━━ Collected material ━━

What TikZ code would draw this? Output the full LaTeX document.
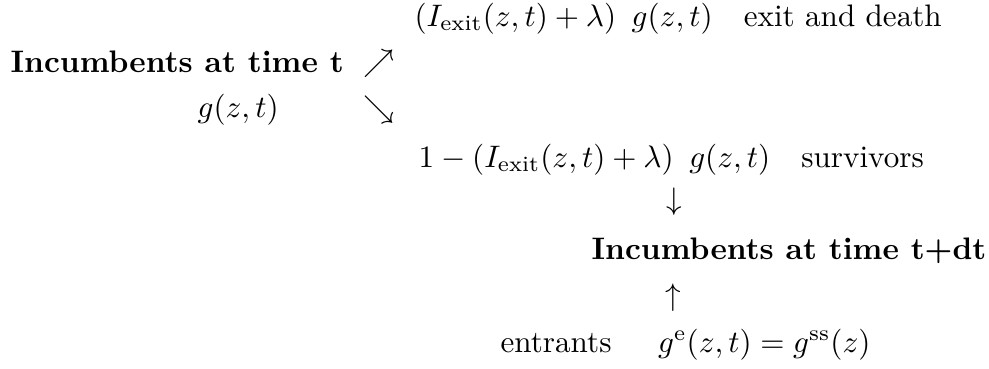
\documentclass[tikz,border=0pt]{standalone}
\usepackage{amsmath}
\usepackage{amssymb}
\usepackage{tikz}

\tikzset{
    txt/.style={anchor=base west, inner sep=0pt},
    flow/.style={anchor=center, inner sep=0pt}
}

\begin{document}
\begin{tikzpicture}[scale=1.13]
    \useasboundingbox (0,0) rectangle (9.89,3.68);

    \node[txt] (exit) at (4.14, 3.42)
        {$(I_{\text{exit}}(z,t)+\lambda)\enspace g(z,t)$\quad exit and death};
    \node[txt] (inct) at (0.10, 2.96) {\textbf{Incumbents at time t}};
    \node[txt] (gzt) at (1.97, 2.51) {$g(z,t)$};

    \node[flow] (up1) at (3.79, 3.04) {$\nearrow$};
    \node[flow] (dn1) at (3.79, 2.58) {$\searrow$};

    \node[txt] (surv) at (4.18, 2.01)
        {$1-(I_{\text{exit}}(z,t)+\lambda)\enspace g(z,t)$\quad survivors};
    \node[flow] (dn2) at (6.74, 1.66) {$\downarrow$};
    \node[txt] (inctdt) at (5.91, 1.09) {\textbf{Incumbents at time t+dt}};
    \node[flow] (up2) at (6.73, 0.70) {$\uparrow$};
    \node[txt] (entr) at (5.00, 0.16)
        {entrants\quad\, $g^{\text{e}}(z,t)=g^{\text{ss}}(z)$};
\end{tikzpicture}
\end{document}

━━━

Take the listing and print it again exactly, but without any pictures.

Answer:
What TikZ code would draw this? Output the full LaTeX document.
\documentclass[tikz,border=0pt]{standalone}
\usepackage{amsmath}
\usepackage{amssymb}
\usepackage{tikz}

\tikzset{
    txt/.style={anchor=base west, inner sep=0pt},
    flow/.style={anchor=center, inner sep=0pt}
}

\begin{document}
\begin{tikzpicture}[scale=1.13]
    \useasboundingbox (0,0) rectangle (9.89,3.68);

    \node[txt] (exit) at (4.14, 3.42)
        {$(I_{\text{exit}}(z,t)+\lambda)\enspace g(z,t)$\quad exit and death};
    \node[txt] (inct) at (0.10, 2.96) {\textbf{Incumbents at time t}};
    \node[txt] (gzt) at (1.97, 2.51) {$g(z,t)$};

    \node[flow] (up1) at (3.79, 3.04) {$\nearrow$};
    \node[flow] (dn1) at (3.79, 2.58) {$\searrow$};

    \node[txt] (surv) at (4.18, 2.01)
        {$1-(I_{\text{exit}}(z,t)+\lambda)\enspace g(z,t)$\quad survivors};
    \node[flow] (dn2) at (6.74, 1.66) {$\downarrow$};
    \node[txt] (inctdt) at (5.91, 1.09) {\textbf{Incumbents at time t+dt}};
    \node[flow] (up2) at (6.73, 0.70) {$\uparrow$};
    \node[txt] (entr) at (5.00, 0.16)
        {entrants\quad\, $g^{\text{e}}(z,t)=g^{\text{ss}}(z)$};
\end{tikzpicture}
\end{document}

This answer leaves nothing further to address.